Ответом мне был общий громкий хохот.

— Точно память потерял, — вытирал пальцами слезы политрук. Чернявый. Носатый. Карие глаза навыкате. Длинная шея с ярко выраженным кадыком. — Я вот еврей. И всегда об этом помню. Даже если забуду — напомнят. Но главное то, что я советский еврей. Советский человек.

— Вот вам братья-близнецы. Только разные отцы и матери тоже, но до чего похожи, — укатывался танкист.

— Ты что думаешь, что евреев блондинистых не бывает? — явно обиделся политрук.

Блондин это про меня. Я себя сегодня в зеркале видел. Блондин я чуть рыжеватый с серыми глазами. Больше на мещерского татарина из Касимова похож. Коган в обратку брюнет жгучий.
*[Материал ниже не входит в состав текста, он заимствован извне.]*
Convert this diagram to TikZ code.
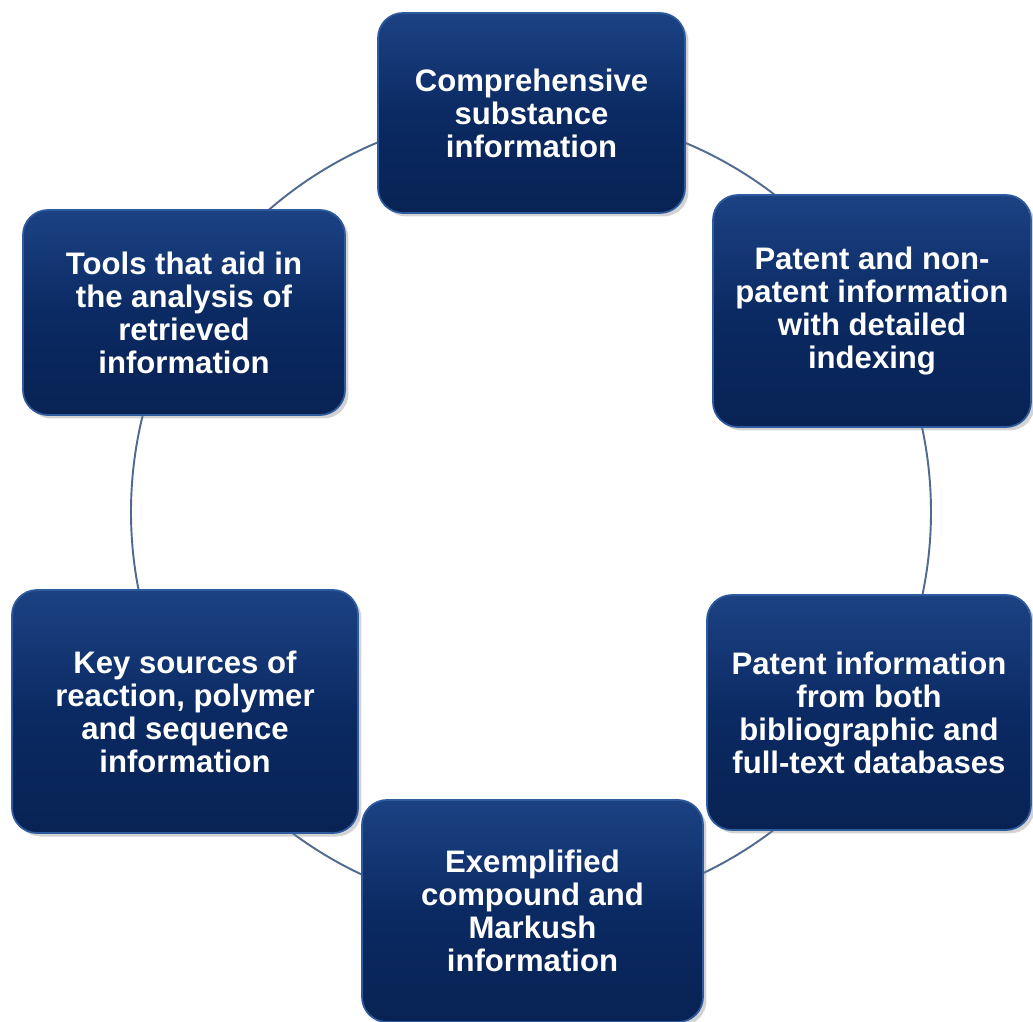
\documentclass[tikz,border=0pt]{standalone}
\usepackage{fontspec}
\setmainfont{Liberation Sans}
\usepackage{xcolor}
\usepackage{tikz}
\usetikzlibrary{backgrounds}
\usetikzlibrary{shadows}

\definecolor{boxtop}{HTML}{1C4284}
\definecolor{boxmid}{HTML}{0B2A63}
\definecolor{boxbot}{HTML}{082253}
\definecolor{boxrim}{HTML}{2E5A9E}
\definecolor{ringblue}{HTML}{506B90}

\tikzset{
	infobox/.style = {rectangle, rounded corners = 0.5cm,
		top color = boxtop, bottom color = boxbot, middle color = boxmid,
		draw = boxrim, line width = 1pt, text = white, align = center,
		inner sep = 0pt,
		font = \bfseries\fontsize{17.7}{18.8}\selectfont,
		drop shadow = {opacity = 0.35, shadow xshift = 0.07, shadow yshift = -0.07}},
	ring/.style = {draw = ringblue, line width = 1.1pt}
}

\begin{document}
\begin{tikzpicture}
		\useasboundingbox (-10.62,-10.20) rectangle (10.04,10.24);
		\coordinate (hub) at (0,0);
		\node[infobox, minimum width = 6.14cm, minimum height = 4.0cm] (subst) at (0.01,7.98) {Comprehensive\\substance\\information};
		\node[infobox, minimum width = 6.36cm, minimum height = 4.64cm] (patent) at (6.82,4.02) {Patent and non-\\patent information\\with detailed\\indexing};
		\node[infobox, minimum width = 6.48cm, minimum height = 4.7cm] (fulltext) at (6.76,-4.01) {Patent information\\from both\\bibliographic and\\full-text databases};
		\node[infobox, minimum width = 6.82cm, minimum height = 4.44cm] (markush) at (0.03,-7.98) {Exemplified\\compound and\\Markush\\information};
		\node[infobox, minimum width = 6.92cm, minimum height = 4.86cm] (reaction) at (-6.92,-3.99) {Key sources of\\reaction, polymer\\and sequence\\information};
		\node[infobox, minimum width = 6.44cm, minimum height = 4.1cm] (tools) at (-6.94,3.99) {Tools that aid in\\the analysis of\\retrieved\\information};
		\begin{scope}[on background layer]
			\draw[ring] (hub) circle (8);
		\end{scope}
	\end{tikzpicture}
\end{document}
Тут сестра-хозяйка, стукнув дверью, внесла мне подушку, вафельное полотенце и постельное белье, зубной порошок в квадратной жестяной банке. Мятный. Зубную щетку, монументальную такую деревянную с натуральной щетиной. Обмылок духовитого мыла. Кажись, земляничного. По крайней мере — по запаху — похоже, но запах какой-то химический. Положила это на свободную тумбочку у окна. Уперла руки в боки. И выдала.
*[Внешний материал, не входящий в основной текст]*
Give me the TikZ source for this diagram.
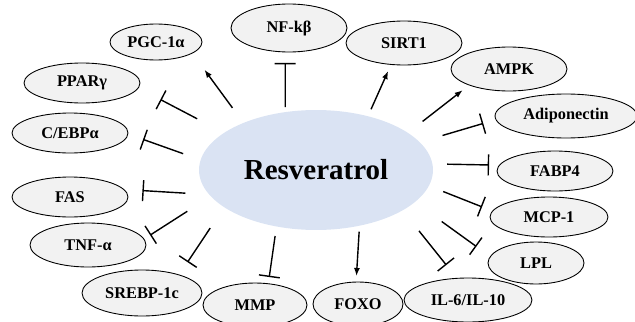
\documentclass[tikz,border=0pt]{standalone}
\usepackage{fontspec}
\setmainfont{Liberation Serif}
\usetikzlibrary{shapes.geometric, arrows.meta}
\definecolor{hubBlue}{RGB}{218, 227, 243}
\definecolor{factorGray}{RGB}{242, 242, 242}

\begin{document}
\begin{tikzpicture}[
    x=0.02cm, y=-0.02cm,
    factor/.style={ellipse, draw=black, line width=0.5pt, fill=factorGray, inner sep=0pt, outer sep=0pt, font=\fontsize{9.3}{11}\selectfont\bfseries},
    hub/.style={ellipse, fill=hubBlue, inner sep=0pt, outer sep=0pt, minimum width=4.68cm, minimum height=2.4cm, font=\fontsize{16.5}{19}\selectfont\bfseries},
    act/.style={-{Latex[length=1.6mm, width=1.2mm]}, line width=0.8pt},
    inh/.style={-{Bar[width=4.2mm, line width=0.8pt]}, line width=0.8pt}
]
    \useasboundingbox (0,0) rectangle (635,321);

    % Centre: Resveratrol
    \node[hub] (res) at (316,170) {Resveratrol};

    % Upper arc, left to right
    \node[factor, minimum width=2.32cm, minimum height=0.8cm] (ppar) at (82,83) {PPARγ};
    \node[factor, minimum width=1.84cm, minimum height=0.72cm] (pgc) at (156,42) {PGC-1α};
    \node[factor, minimum width=2.32cm, minimum height=0.96cm] (nfk) at (289,28) {NF-kβ};
    \node[factor, minimum width=2.32cm, minimum height=0.88cm] (sirt) at (404,43) {SIRT1};
    \node[factor, minimum width=2.32cm, minimum height=0.88cm] (ampk) at (509,69) {AMPK};
    \node[factor, minimum width=2.84cm, minimum height=0.88cm] (adipo) at (566,116) {Adiponectin};

    % Left side, top to bottom
    \node[factor, minimum width=2.32cm, minimum height=0.8cm] (cebp) at (70,133) {C/EBPα};
    \node[factor, minimum width=2.32cm, minimum height=0.8cm] (fas) at (70,197) {FAS};
    \node[factor, minimum width=2.32cm, minimum height=0.88cm] (tnf) at (88,245) {TNF-α};

    % Right side, top to bottom
    \node[factor, minimum width=2.32cm, minimum height=0.8cm] (fabp) at (555,171) {FABP4};
    \node[factor, minimum width=2.36cm, minimum height=0.8cm] (mcp) at (549,217) {MCP-1};
    \node[factor, minimum width=1.92cm, minimum height=0.84cm] (lpl) at (536,263) {LPL};

    % Lower arc, left to right
    \node[factor, minimum width=2.4cm, minimum height=0.92cm] (srebp) at (142,293) {SREBP-1c};
    \node[factor, minimum width=2.08cm, minimum height=0.88cm] (mmp) at (255,305) {MMP};
    \node[factor, minimum width=1.8cm, minimum height=0.88cm] (foxo) at (358,304) {FOXO};
    \node[factor, minimum width=2.56cm, minimum height=0.88cm] (il) at (468,300) {IL-6/IL-10};

    % Activation
    \draw[act, shorten <=0.374cm, shorten >=0.414cm] (res.147.3) -- (pgc.-17.6);
    \draw[act, shorten <=0.153cm, shorten >=0.145cm] (res.46.9) -- (sirt.-121.0);
    \draw[act, shorten <=0.373cm, shorten >=0.169cm] (res.22.4) -- (ampk.-158.6);
    \draw[act, shorten <=0.121cm, shorten >=0.121cm] (res.-52.9) -- (foxo.95.9);

    % Inhibition
    \draw[inh, shorten <=0.102cm, shorten >=0.221cm] (res.118.2) -- (nfk.-99.5);
    \draw[inh, shorten <=0.608cm, shorten >=0.501cm] (res.158.0) -- (ppar.-5.7);
    \draw[inh, shorten <=0.373cm, shorten >=0.322cm] (res.175.2) -- (cebp.-1.7);
    \draw[inh, shorten <=0.482cm, shorten >=0.375cm] (res.-167.9) -- (fas.8.4);
    \draw[inh, shorten <=0.558cm, shorten >=0.148cm] (res.-166.3) -- (tnf.6.1);
    \draw[inh, shorten <=0.504cm, shorten >=0.307cm] (res.-158.0) -- (srebp.26.7);
    \draw[inh, shorten <=0.193cm, shorten >=0.135cm] (res.-125.0) -- (mmp.58.6);
    \draw[inh, shorten <=0.527cm, shorten >=0.341cm] (res.-25.0) -- (il.117.8);
    \draw[inh, shorten <=0.663cm, shorten >=0.344cm] (res.-18.5) -- (lpl.172.6);
    \draw[inh, shorten <=0.310cm, shorten >=0.228cm] (res.-8.3) -- (mcp.174.0);
    \draw[inh, shorten <=0.293cm, shorten >=0.209cm] (res.3.1) -- (fabp.174.1);
    \draw[inh, shorten <=0.476cm, shorten >=0.266cm] (res.15.4) -- (adipo.-177.3);
\end{tikzpicture}
\end{document}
— Вы мне, архаровцы, Арика не обижайте. Он защитник наш — летчик-истребитель московского ПВО. Герой Советского Союза. Посмертно, между прочим. Восемь сбитых фрицев у него. Последнего таранил. Ночью. Сам не скажет, так как не помнит ничего с контузии-то.

— Это ты, брат, как Талалихин что ли? — округлил глаза танкист.

Пожал плечами и повернулся к сестре-хозяйке.